Senate Appropriations Homeland Security Subcommittee Chair Katie Britt (R-Ala.) called the death of Alex Pretti—the 37-year-old ICU nurse who was shot moments after the stood between an agent and a woman whom an agent pushed to the ground—tragic but leaned hard on supporting law enforcement and DHS’s broader mission. She also pushed back on rhetoric from the left that she characterized as endangering officers and communities. Britt urged the Senate to fund DHS and other agencies to avoid a shutdown, but also backed a fair investigation.

New Hampshire Democratic Sens. Jeanne Shaheen and Maggie Hassan became the sixth and seventh of eight Senate Democrats who voted in November to end the longest shutdown in U.S. history and oppose the DHS funding bill.

Shaheen said that DHS needs major reform after the shooting of Alex Pretti and said she would vote against the DHS bill until reforms and an independent probe with Minnesota law enforcement are in place. She also pressed Speaker Mike Johnson (R-La.) to bring the House back to act if the Senate splits the five non-DHS bills, an unlikely outcome.

Hassan echoed Shaheen’s calls for reforms, including concrete ICE guardrails—including body cameras, judicial arrest warrants and due process—while calling on the Trump administration to refocus immigration enforcement on truly violent offenders.

Sen. John Fetterman (D-Pa.), the eight Democratic yes vote in November, said in a statement that the Minneapolis immigration operation should immediately end and argued Renee Good and Pretti should still be alive while criticizing ICE’s tactics and backing deportation of criminal migrants along with a path to citizenship. He opposes defunding or abolishing ICE and says he won’t vote for a shutdown, noting DHS already has major funding and calling instead to strip DHS from the minibus and force a broader debate on immigration reform.

Senate Homeland Security Committee Chair Rand Paul (R-Ky.) formally summoned ICE, USCIS and CBP leaders to testify by early February, citing DHS’s “extraordinary” funding levels and Congress’s duty to oversee immigration enforcement.
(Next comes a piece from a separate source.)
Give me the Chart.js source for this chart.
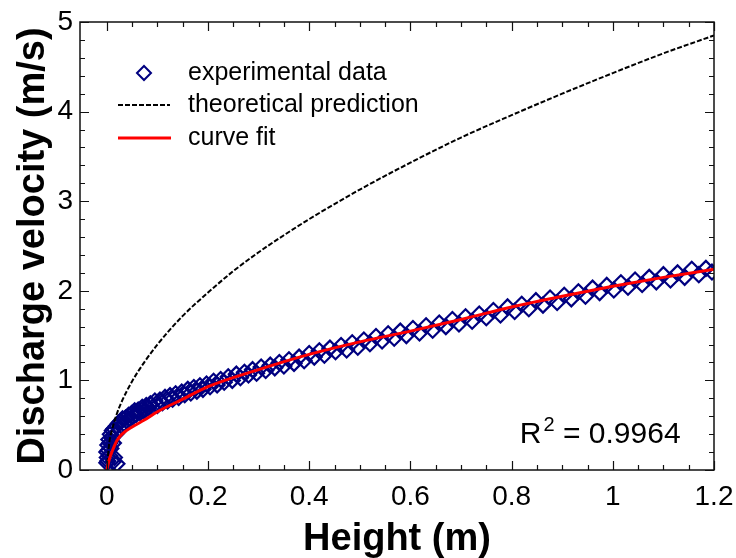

House Homeland Security Committee Chair Andrew Garbarino (R-N.Y.) sent similar letters to agency leadership on Saturday, signaling that GOP oversight pressure is ramping up even as DHS funding hangs in the balance.

Secretary of Homeland Security Kristi Noem is scheduled to testify before the Senate Judiciary Committee on March 3.

Correction: The Sunday edition of Congress Nerd identified Pretti as an “ICE” nurse instead of “ICU.” The web version has been updated. I regret the error.

CN Trivia question: What makes the Minneapolis VA Medical Center—where Alex Pretti worked as an ICU nurse—one of just five sites nationwide when it comes to caring for severely injured veterans?